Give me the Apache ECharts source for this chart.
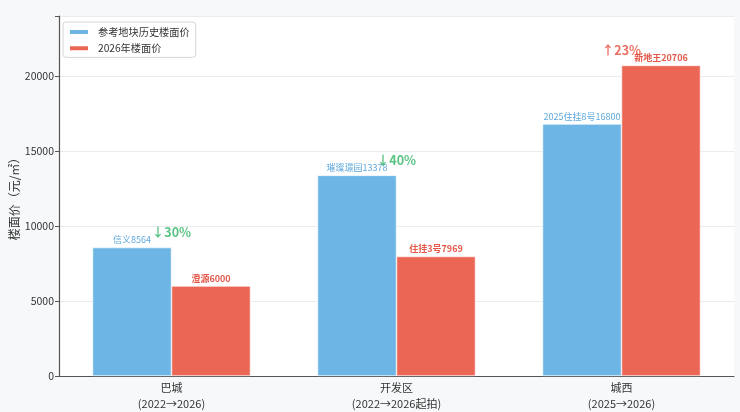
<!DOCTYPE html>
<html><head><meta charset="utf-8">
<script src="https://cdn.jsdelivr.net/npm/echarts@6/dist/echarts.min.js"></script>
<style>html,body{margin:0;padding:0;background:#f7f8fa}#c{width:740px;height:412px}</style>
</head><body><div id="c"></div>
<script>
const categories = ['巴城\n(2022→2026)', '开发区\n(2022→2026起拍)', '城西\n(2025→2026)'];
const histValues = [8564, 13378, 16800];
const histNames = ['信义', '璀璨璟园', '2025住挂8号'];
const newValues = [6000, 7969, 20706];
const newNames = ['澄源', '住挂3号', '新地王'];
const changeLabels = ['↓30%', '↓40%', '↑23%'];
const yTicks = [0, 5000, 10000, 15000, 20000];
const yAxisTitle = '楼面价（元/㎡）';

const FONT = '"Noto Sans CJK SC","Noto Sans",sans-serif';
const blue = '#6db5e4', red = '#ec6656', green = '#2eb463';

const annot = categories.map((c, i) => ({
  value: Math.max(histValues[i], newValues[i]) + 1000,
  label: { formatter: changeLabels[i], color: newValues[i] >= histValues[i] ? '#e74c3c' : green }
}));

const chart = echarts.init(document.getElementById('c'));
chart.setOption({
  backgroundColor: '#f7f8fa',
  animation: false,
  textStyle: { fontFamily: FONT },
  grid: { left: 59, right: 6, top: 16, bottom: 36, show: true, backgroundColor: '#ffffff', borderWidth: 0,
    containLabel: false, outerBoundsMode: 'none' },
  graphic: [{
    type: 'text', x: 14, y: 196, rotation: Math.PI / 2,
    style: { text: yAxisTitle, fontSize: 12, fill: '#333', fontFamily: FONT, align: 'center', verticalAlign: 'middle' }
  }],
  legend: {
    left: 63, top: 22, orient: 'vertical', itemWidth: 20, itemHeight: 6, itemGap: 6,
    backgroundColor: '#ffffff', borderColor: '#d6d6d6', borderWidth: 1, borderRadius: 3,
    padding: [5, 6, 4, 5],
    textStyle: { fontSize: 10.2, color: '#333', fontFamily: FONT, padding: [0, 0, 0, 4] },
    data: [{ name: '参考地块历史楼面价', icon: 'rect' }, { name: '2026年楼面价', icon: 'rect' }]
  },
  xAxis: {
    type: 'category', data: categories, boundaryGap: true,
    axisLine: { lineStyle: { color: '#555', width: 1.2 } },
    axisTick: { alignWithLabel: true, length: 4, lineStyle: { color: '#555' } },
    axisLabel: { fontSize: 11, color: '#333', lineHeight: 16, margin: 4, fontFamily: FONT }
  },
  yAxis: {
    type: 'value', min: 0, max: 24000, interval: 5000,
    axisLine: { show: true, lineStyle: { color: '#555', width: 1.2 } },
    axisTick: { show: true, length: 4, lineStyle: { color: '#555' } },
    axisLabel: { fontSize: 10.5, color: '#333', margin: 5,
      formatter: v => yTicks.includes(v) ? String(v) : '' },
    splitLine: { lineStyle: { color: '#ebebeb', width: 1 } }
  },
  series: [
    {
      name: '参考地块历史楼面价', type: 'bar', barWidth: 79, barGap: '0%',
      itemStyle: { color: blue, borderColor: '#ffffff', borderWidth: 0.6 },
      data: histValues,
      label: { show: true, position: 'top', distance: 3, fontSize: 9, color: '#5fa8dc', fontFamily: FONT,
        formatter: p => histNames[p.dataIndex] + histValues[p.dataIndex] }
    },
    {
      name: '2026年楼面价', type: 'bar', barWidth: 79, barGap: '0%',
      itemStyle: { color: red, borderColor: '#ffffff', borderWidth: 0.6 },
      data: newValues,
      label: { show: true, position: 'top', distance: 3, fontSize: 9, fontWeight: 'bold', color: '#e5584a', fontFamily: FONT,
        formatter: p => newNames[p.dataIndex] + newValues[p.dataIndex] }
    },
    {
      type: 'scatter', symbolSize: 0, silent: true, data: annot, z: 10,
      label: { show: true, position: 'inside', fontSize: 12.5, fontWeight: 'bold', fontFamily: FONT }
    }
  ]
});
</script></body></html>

════════════════

### Set exercise
Restate, line by line and word for word, everything from the top of the material through the line that contains "const blue = '#6db5e4', red". Leave pictures out.

### Written solution
Give me the Apache ECharts source for this chart.
<!DOCTYPE html>
<html><head><meta charset="utf-8">
<script src="https://cdn.jsdelivr.net/npm/echarts@6/dist/echarts.min.js"></script>
<style>html,body{margin:0;padding:0;background:#f7f8fa}#c{width:740px;height:412px}</style>
</head><body><div id="c"></div>
<script>
const categories = ['巴城\n(2022→2026)', '开发区\n(2022→2026起拍)', '城西\n(2025→2026)'];
const histValues = [8564, 13378, 16800];
const histNames = ['信义', '璀璨璟园', '2025住挂8号'];
const newValues = [6000, 7969, 20706];
const newNames = ['澄源', '住挂3号', '新地王'];
const changeLabels = ['↓30%', '↓40%', '↑23%'];
const yTicks = [0, 5000, 10000, 15000, 20000];
const yAxisTitle = '楼面价（元/㎡）';

const FONT = '"Noto Sans CJK SC","Noto Sans",sans-serif';
const blue = '#6db5e4', red = '#ec6656', green = '#2eb463';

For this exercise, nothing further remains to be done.